With 28% of stocks reported, 84% of companies have delivered higher-than-expected EPS. This is above the 5- and 10-year averages. In aggregate, companies are reporting EPS that are 12.3% above estimates. This is also higher than the 5- and 10-year averages.

Also, tech is at an all-time high, but its overall P/E is still lower than the October 2025 high.

 
Big tech earnings- MSFT, GOOGL, AMZN, META

**Summary of the April 29 hyperscaler earnings reaction**

Four hyperscalers reported earnings within minutes of each other on Wednesday, but the immediate after-hours reaction was sharply split. Only Alphabet rose right away, jumping roughly 7 percent, while Microsoft, Meta, and Amazon all sold off despite each company beating consensus estimates on both revenue and earnings.

Alphabet posted the cleanest and most impressive result in the group. Revenue rose 22 percent to 109.9 billion dollars and EPS jumped 82 percent to 5.11 dollars. Google Cloud accelerated sharply to 63 percent growth with revenue of 20 billion dollars and the backlog nearly doubled quarter-over-quarter to 460 billion dollars. The market rewarded the clear evidence that AI monetization is accelerating faster than expected and that Alphabet is turning heavy capex into visible cloud and ad cash flow.

Microsoft reported a solid beat with revenue at 82.9 billion dollars and EPS at 4.27 dollars. Azure growth reaccelerated to 40 percent and the AI business reached a 37 billion dollar annual run rate, up 123 percent year over year. Yet the stock gapped lower as investors focused on continued high capex and uncertainty around free cash flow timing.

Amazon delivered AWS growth at its fastest pace in 15 quarters with the segment up 28 percent to 37.6 billion dollars. Overall net sales rose 17 percent to 181.5 billion dollars and retail margins held up well. The stock initially sold off but later rallied as investors viewed the print as validation that the massive capex plan is beginning to pay off without major surprises.

Meta beat on revenue and EPS with strong ad business performance, but raised full-year 2026 capex guidance materially higher to 125–145 billion dollars. The increased AI infrastructure spend weighed on margin and free cash flow expectations, causing the stock to sell off sharply.

The clear market takeaway is that investors are now benchmarking every hyperscaler’s capex efficiency against Alphabet’s performance. Companies that cannot demonstrate comparable visible returns on their spending are being punished in the short term, even when underlying AI demand signals remain strong.

In short, the earnings cluster removed some near-term doubt about AI monetization and provided a modest tailwind to futures today, even if the capex debate is far from over. The move remains volatile and any fresh Iran headline or follow-through from individual stocks can still swing it quickly.

Oil up, futures up?

As for both oil and futures being up earlier today, futures are up despite surging oil because the oil spike is being read as a short-term geopolitical premium rather than a broad economic negative.

Oil prices jumped this morning on renewed fears of deeper U.S.-Iran conflict and continued disruptions in the Strait of Hormuz.

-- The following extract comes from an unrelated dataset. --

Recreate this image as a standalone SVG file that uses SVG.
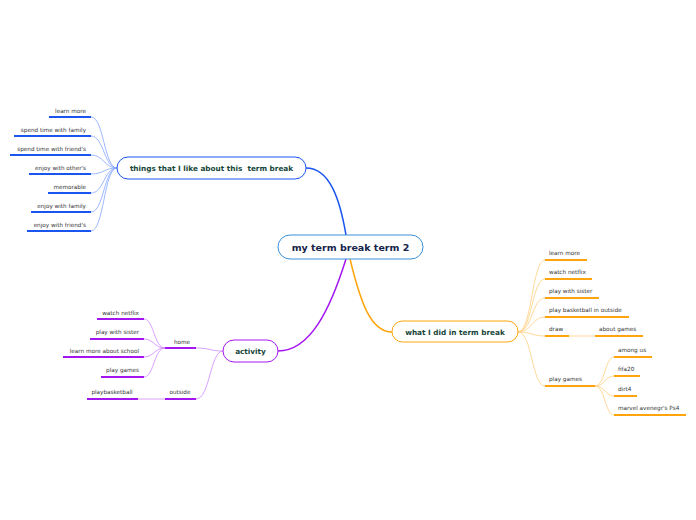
<svg xmlns="http://www.w3.org/2000/svg" width="696" height="520" viewBox="0 0 696 520">
<style>
text{font-family:"DejaVu Sans","Verdana",sans-serif;}
.leaf{font-size:5.7px;fill:#333;}
.r{text-anchor:end;}
.m{text-anchor:middle;}
.title{font-size:7.3px;font-weight:bold;fill:#16463a;text-anchor:middle;white-space:pre;}
.main{font-size:9.5px;font-weight:bold;fill:#15234a;text-anchor:middle;}
.ub{stroke:#1a55f0;stroke-width:2;fill:none;}
.uo{stroke:#ffa40a;stroke-width:2;fill:none;}
.up{stroke:#a416f0;stroke-width:2;fill:none;}
.cb{stroke:#86a6ff;stroke-width:0.8;fill:none;}
.co{stroke:#ffcf80;stroke-width:0.8;fill:none;}
.cp{stroke:#cf88ff;stroke-width:0.8;fill:none;}
</style>
<rect width="696" height="520" fill="#fff"/>
<g id="connectors">
<path d="M306 168 C330 168 340 200 346 235" stroke="#1a55f0" stroke-width="1.5" fill="none"/>
<path d="M350 259 C360 300 370 332 392 332" stroke="#ffa40a" stroke-width="1.5" fill="none"/>
<path d="M346 259 C330 310 310 351 278 351" stroke="#a416f0" stroke-width="1.5" fill="none"/>
<path class="cb" d="M117 168 C104 168 104 117 91 117"/>
<path class="cb" d="M117 168 C104 168 104 136 91 136"/>
<path class="cb" d="M117 168 C104 168 104 155 91 155"/>
<path class="cb" d="M117 168 C104 168 104 174 91 174"/>
<path class="cb" d="M117 168 C104 168 104 193 91 193"/>
<path class="cb" d="M117 168 C104 168 104 212 91 212"/>
<path class="cb" d="M117 168 C104 168 104 231 91 231"/>
<path class="co" d="M518 332 C532 332 532 260 545 260"/>
<path class="co" d="M518 332 C532 332 532 279 545 279"/>
<path class="co" d="M518 332 C532 332 532 298 545 298"/>
<path class="co" d="M518 332 C532 332 532 317 545 317"/>
<path class="co" d="M518 332 C532 332 532 336 545 336"/>
<path class="co" d="M518 332 C532 332 532 386 545 386"/>
<path class="co" d="M569 336 L595 336"/>
<path class="co" d="M595 386 C605 386 605 357 614 357"/>
<path class="co" d="M595 386 C605 386 605 376 614 376"/>
<path class="co" d="M595 386 C605 386 605 396 614 396"/>
<path class="co" d="M595 386 C605 386 605 415 614 415"/>
<path class="cp" d="M223 351 C210 351 210 348 196 348"/>
<path class="cp" d="M223 351 C210 351 210 399 196 399"/>
<path class="cp" d="M165 348 C154 348 154 319 144 319"/>
<path class="cp" d="M165 348 C154 348 154 339 144 339"/>
<path class="cp" d="M165 348 C154 348 154 357 144 357"/>
<path class="cp" d="M165 348 C154 348 154 377 144 377"/>
<path class="cp" d="M138 399 L165 399"/>
</g>
<g id="central">
<rect x="278" y="235" width="145" height="24" rx="12" fill="#fff" stroke="#3a8fd8" stroke-width="1"/>
<text class="main" x="350.5" y="250.5">my term break term 2</text>
</g>
<g id="things">
<rect x="117" y="157" width="189" height="22" rx="11" fill="#fff" stroke="#1a55f0" stroke-width="1"/>
<text class="title" x="211.5" y="171" xml:space="preserve">things that I like about this  term break</text>
</g>
<g id="left-leaves">
<line class="ub" x1="49" y1="117" x2="91" y2="117"/><text class="leaf r" x="86" y="113">learn more</text>
<line class="ub" x1="14" y1="136" x2="91" y2="136"/><text class="leaf r" x="86" y="132">spend time with family</text>
<line class="ub" x1="10" y1="155" x2="91" y2="155"/><text class="leaf r" x="86" y="151">spend time with friend's</text>
<line class="ub" x1="29" y1="174" x2="91" y2="174"/><text class="leaf r" x="86" y="170">enjoy with other's</text>
<line class="ub" x1="48" y1="193" x2="91" y2="193"/><text class="leaf r" x="86" y="189">memorable</text>
<line class="ub" x1="31" y1="212" x2="91" y2="212"/><text class="leaf r" x="86" y="208">enjoy with family</text>
<line class="ub" x1="27" y1="231" x2="91" y2="231"/><text class="leaf r" x="86" y="227">enjoy with friend's</text>
</g>
<g id="what">
<rect x="392" y="321" width="126" height="21" rx="10.5" fill="#fff" stroke="#ffa40a" stroke-width="1"/>
<text class="title" x="455" y="335">what I did in term break</text>
</g>
<g id="right-leaves">
<line class="uo" x1="545" y1="260" x2="587" y2="260"/><text class="leaf" x="549" y="255">learn more</text>
<line class="uo" x1="545" y1="279" x2="592" y2="279"/><text class="leaf" x="549" y="274">watch netflix</text>
<line class="uo" x1="545" y1="298" x2="599" y2="298"/><text class="leaf" x="549" y="293">play with sister</text>
<line class="uo" x1="545" y1="317" x2="629" y2="317"/><text class="leaf" x="549" y="312">play basketball in outside</text>
<line class="uo" x1="545" y1="336" x2="569" y2="336"/><text class="leaf" x="549" y="331">draw</text>
<line class="uo" x1="595" y1="336" x2="643" y2="336"/><text class="leaf" x="599" y="331">about games</text>
<line class="uo" x1="545" y1="386" x2="595" y2="386"/><text class="leaf" x="549" y="381">play games</text>
<line class="uo" x1="614" y1="357" x2="652" y2="357"/><text class="leaf" x="618" y="352">among us</text>
<line class="uo" x1="614" y1="376" x2="640" y2="376"/><text class="leaf" x="618" y="371">fifa20</text>
<line class="uo" x1="614" y1="396" x2="637" y2="396"/><text class="leaf" x="618" y="391">dirt4</text>
<line class="uo" x1="614" y1="415" x2="686" y2="415"/><text class="leaf" x="618" y="410">marvel avenegr's Ps4</text>
</g>
<g id="activity">
<rect x="223" y="340" width="55" height="22" rx="11" fill="#fff" stroke="#a416f0" stroke-width="1"/>
<text class="title" x="250.5" y="354">activity</text>
</g>
<g id="activity-leaves">
<line class="up" x1="165" y1="348" x2="196" y2="348"/><text class="leaf m" x="182" y="344">home</text>
<line class="up" x1="165" y1="399" x2="196" y2="399"/><text class="leaf m" x="180" y="394">outside</text>
<line class="up" x1="97" y1="319" x2="144" y2="319"/><text class="leaf r" x="139" y="315">watch netflix</text>
<line class="up" x1="90" y1="339" x2="144" y2="339"/><text class="leaf r" x="139" y="334">play with sister</text>
<line class="up" x1="63" y1="357" x2="144" y2="357"/><text class="leaf r" x="139" y="353">learn more about school</text>
<line class="up" x1="101" y1="377" x2="144" y2="377"/><text class="leaf r" x="139" y="372">play games</text>
<line class="up" x1="87" y1="399" x2="138" y2="399"/><text class="leaf m" x="112" y="394">playbasketball</text>
</g>
</svg>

Normally that would be a clear headwind for stocks (higher input costs, inflation worries).  

But today the market is treating the oil move as **supportive** for two main reasons:

- **Energy sector leadership** — Higher crude directly boosts profits for oil producers, service companies, and refiners. That strength is spilling over and lifting the broader indices in a classic sector rotation.

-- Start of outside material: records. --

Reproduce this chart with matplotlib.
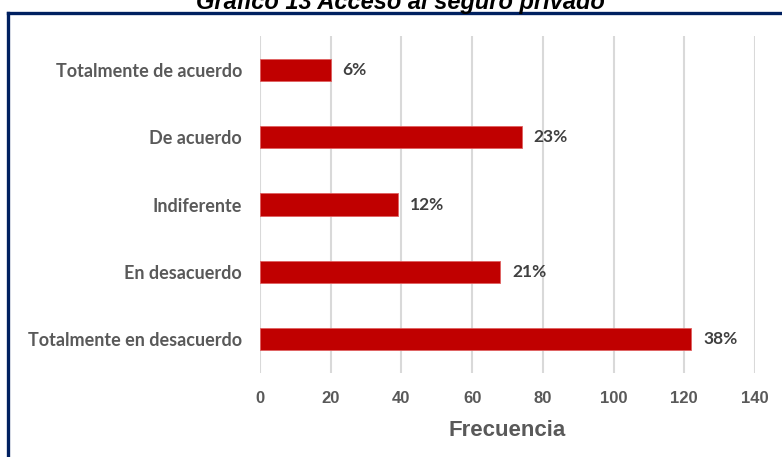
import matplotlib
matplotlib.use("Agg")
import matplotlib.pyplot as plt

categorias = ["Totalmente en desacuerdo", "En desacuerdo", "Indiferente",
              "De acuerdo", "Totalmente de acuerdo"]
frecuencias = [122, 68, 39, 74, 20]
porcentajes = ["38%", "21%", "12%", "23%", "6%"]
x_ticks = [0, 20, 40, 60, 80, 100, 120, 140]


def main():
    W, H = 782, 457
    fig = plt.figure(figsize=(W / 100, H / 100), dpi=100)
    fig.patch.set_facecolor("white")

    ax = fig.add_axes([260 / W, (H - 373) / H, (755 - 260) / W, (373 - 36) / H])
    y = list(range(len(categorias)))
    ax.barh(y, frecuencias, height=0.33, color="#c00000",
            edgecolor="#e06060", linewidth=0.6, zorder=3)

    for yi, val, pct in zip(y, frecuencias, porcentajes):
        ax.text(val + 3.4, yi, pct, va="center", ha="left",
                fontsize=12.5, fontweight="bold", color="#404040",
                family="Lato")

    ax.set_xlim(0, 140)
    ax.set_ylim(-0.5, len(categorias) - 0.5)
    ax.set_xticks(x_ticks)
    ax.set_xticklabels([str(t) for t in x_ticks], fontsize=12,
                       fontweight="bold", color="#595959",
                       family="Liberation Sans")
    ax.set_yticks(y)
    ax.set_yticklabels(categorias, fontsize=13, fontweight="bold",
                       color="#595959", family="Lato")
    ax.tick_params(axis="both", length=0)
    ax.tick_params(axis="x", pad=13)
    ax.tick_params(axis="y", pad=13)
    ax.grid(axis="x", color="#d9d9d9", linewidth=1.5, zorder=0)
    for s in ax.spines.values():
        s.set_visible(False)

    ax.set_xlabel("Frecuencia", fontsize=16, fontweight="bold",
                  color="#595959", family="Liberation Sans", labelpad=10)

    # marco del gráfico
    fig.add_artist(plt.Line2D([8 / W, 1.0], [1 - 13 / H, 1 - 13 / H],
                              color="#002060", linewidth=2.4,
                              transform=fig.transFigure))
    fig.add_artist(plt.Line2D([8 / W, 8 / W], [0, 1 - 13 / H],
                              color="#002060", linewidth=2.4,
                              transform=fig.transFigure))

    fig.text(400 / W, 1 - 9 / H, "Gráfico 13 Acceso al seguro privado",
             ha="center", va="baseline", fontsize=17, fontweight="bold",
             style="italic", color="black", family="Liberation Sans")

    fig.savefig("out.png", dpi=100)


if __name__ == "__main__":
    main()
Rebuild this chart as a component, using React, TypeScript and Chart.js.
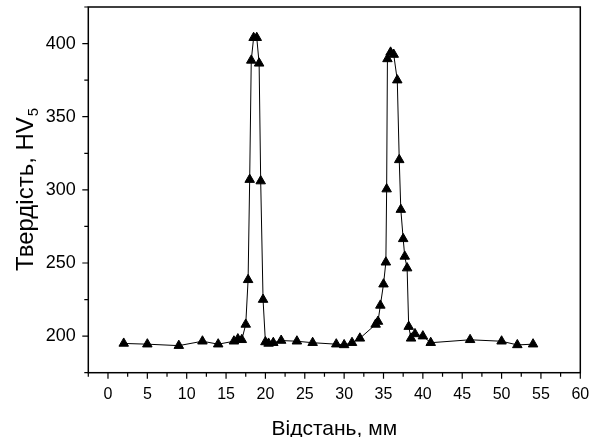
import React, { useEffect, useRef } from "react";
import { Chart, registerables } from "chart.js";

Chart.register(...registerables);

// Distance, mm
const distance = [
  2, 5, 9, 12, 14, 16, 16.5, 17, 17.5, 17.8, 18, 18.2, 18.5, 18.9, 19.2, 19.4, 19.7, 20, 20.4, 21, 22, 24, 26,
  29, 30, 31, 32, 34, 34.3, 34.6, 35, 35.3, 35.4, 35.5, 35.9, 36.3, 36.75, 37, 37.2, 37.5, 37.7, 38, 38.2,
  38.5, 39, 40, 41, 46, 50, 52, 54,
];
// Hardness, HV5
const hardness = [
  195, 194.5, 193.5, 196.5, 194.5, 196.5, 198, 197.5, 208, 238.5, 307, 388.5, 404, 404, 386.5, 306, 225, 196,
  195, 195.5, 197, 196.5, 195.5, 194.5, 194, 195.5, 198.5, 208, 210, 221, 235.5, 250.5, 300.5, 389.5, 394,
  392.5, 375, 320.5, 286.5, 266.5, 254.5, 246.5, 206.5, 198.5, 201.5, 200, 195.5, 197.5, 196.5, 194, 194.5,
];

const xMajorTicks = [0, 5, 10, 15, 20, 25, 30, 35, 40, 45, 50, 55, 60];
const yMajorTicks = [200, 250, 300, 350, 400];
const xMinorStep = 2.5;
const yMinorStep = 25;

const xTitle = "Відстань, мм";
const yTitleMain = "Твердість, HV";
const yTitleSub = "5";

const FONT = '"Liberation Sans", Arial, sans-serif';

function zeroPad(s: any) {
  s.paddingTop = 0;
  s.paddingBottom = 0;
  s.paddingLeft = 0;
  s.paddingRight = 0;
}

export default function App() {
  const ref = useRef<HTMLCanvasElement>(null);

  useEffect(() => {
    const canvas = ref.current;
    if (!canvas) return;

    const framePlugin = {
      id: "frameAndTitles",
      afterDraw(chart: any) {
        const { ctx, chartArea: a, scales } = chart;
        const xs = scales.x;
        const ys = scales.y;
        ctx.save();
        ctx.strokeStyle = "#000";
        ctx.lineWidth = 1.5;
        ctx.strokeRect(a.left, a.top, a.right - a.left, a.bottom - a.top);

        ctx.lineWidth = 1.2;
        ctx.beginPath();
        for (let v = xs.min; v <= xs.max + 1e-9; v += xMinorStep) {
          const px = xs.getPixelForValue(v);
          const major = xMajorTicks.some((t) => Math.abs(t - v) < 1e-6);
          const len = major ? 6 : 4;
          ctx.moveTo(px, a.bottom);
          ctx.lineTo(px, a.bottom + len);
        }
        for (let v = ys.min; v <= ys.max + 1e-9; v += yMinorStep) {
          const py = ys.getPixelForValue(v);
          const major = yMajorTicks.some((t) => Math.abs(t - v) < 1e-6);
          const len = major ? 6 : 4;
          ctx.moveTo(a.left, py);
          ctx.lineTo(a.left - len, py);
        }
        ctx.stroke();

        // X title
        ctx.fillStyle = "#000";
        ctx.font = `21px ${FONT}`;
        ctx.textAlign = "center";
        ctx.textBaseline = "alphabetic";
        ctx.fillText(xTitle, (a.left + a.right) / 2, 435);

        // Y title with subscript
        const cy = (a.top + a.bottom) / 2;
        const mainSize = 24;
        const subSize = 15;
        ctx.font = `${mainSize}px ${FONT}`;
        const wMain = ctx.measureText(yTitleMain).width;
        ctx.font = `${subSize}px ${FONT}`;
        const wSub = ctx.measureText(yTitleSub).width;
        const total = wMain + wSub;
        ctx.translate(33, cy);
        ctx.rotate(-Math.PI / 2);
        ctx.textAlign = "left";
        ctx.font = `${mainSize}px ${FONT}`;
        ctx.fillText(yTitleMain, -total / 2, 0);
        ctx.font = `${subSize}px ${FONT}`;
        ctx.fillText(yTitleSub, -total / 2 + wMain + 1, 5);
        ctx.restore();
      },
    };

    const chart = new Chart(canvas, {
      type: "line",
      data: {
        datasets: [
          {
            data: distance.map((x, i) => ({ x, y: hardness[i] })),
            borderColor: "#000",
            borderWidth: 1,
            pointStyle: "triangle",
            pointRadius: 5.5,
            pointHoverRadius: 5.5,
            pointBackgroundColor: "#000",
            pointBorderColor: "#000",
            pointBorderWidth: 1,
            tension: 0,
            fill: false,
          },
        ],
      },
      options: {
        animation: false,
        responsive: false,
        devicePixelRatio: 1,
        layout: { padding: { top: 7, right: 9.7, left: 0, bottom: 0 } },
        plugins: { legend: { display: false }, tooltip: { enabled: false } },
        scales: {
          x: {
            type: "linear",
            min: -2.5,
            max: 60,
            afterBuildTicks: (s: any) => {
              s.ticks = xMajorTicks.map((v) => ({ value: v }));
            },
            afterFit: (s: any) => {
              s.height = 64.3;
              zeroPad(s);
            },
            ticks: {
              font: { family: FONT, size: 16 },
              color: "#000",
              padding: 12,
              maxRotation: 0,
              autoSkip: false,
            },
            grid: { display: false, drawTicks: false },
            border: { display: false },
          },
          y: {
            type: "linear",
            min: 175,
            max: 425,
            afterBuildTicks: (s: any) => {
              s.ticks = yMajorTicks.map((v) => ({ value: v }));
            },
            afterFit: (s: any) => {
              s.width = 88.3;
              zeroPad(s);
            },
            ticks: {
              font: { family: FONT, size: 18 },
              color: "#000",
              padding: 12.5,
              autoSkip: false,
            },
            grid: { display: false, drawTicks: false },
            border: { display: false },
          },
        },
      },
      plugins: [framePlugin],
    });

    return () => chart.destroy();
  }, []);

  return (
    <div style={{ position: "fixed", left: 0, top: 0, width: 590, height: 437, background: "#fff" }}>
      <canvas ref={ref} width={590} height={437} style={{ display: "block" }} />
    </div>
  );
}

- **Contained-risk narrative** — Traders are viewing this as another layer of the same known Iran story rather than a fresh escalation that changes the long-term outlook. The focus remains on the strong AI/cloud demand signals from yesterday’s hyperscaler earnings (especially Alphabet and Amazon) and the view that any oil-driven inflation will be temporary.

In short, the market is pricing the oil surge more as a commodity tailwind for energy names and a “risk-on” signal that the conflict remains contained, rather than a broad negative for growth stocks. This dynamic has let futures push higher even as oil climbed.  

The move remains volatile — any real escalation or de-escalation headline can flip it quickly as we are seeing during the trading day at the time of this writing.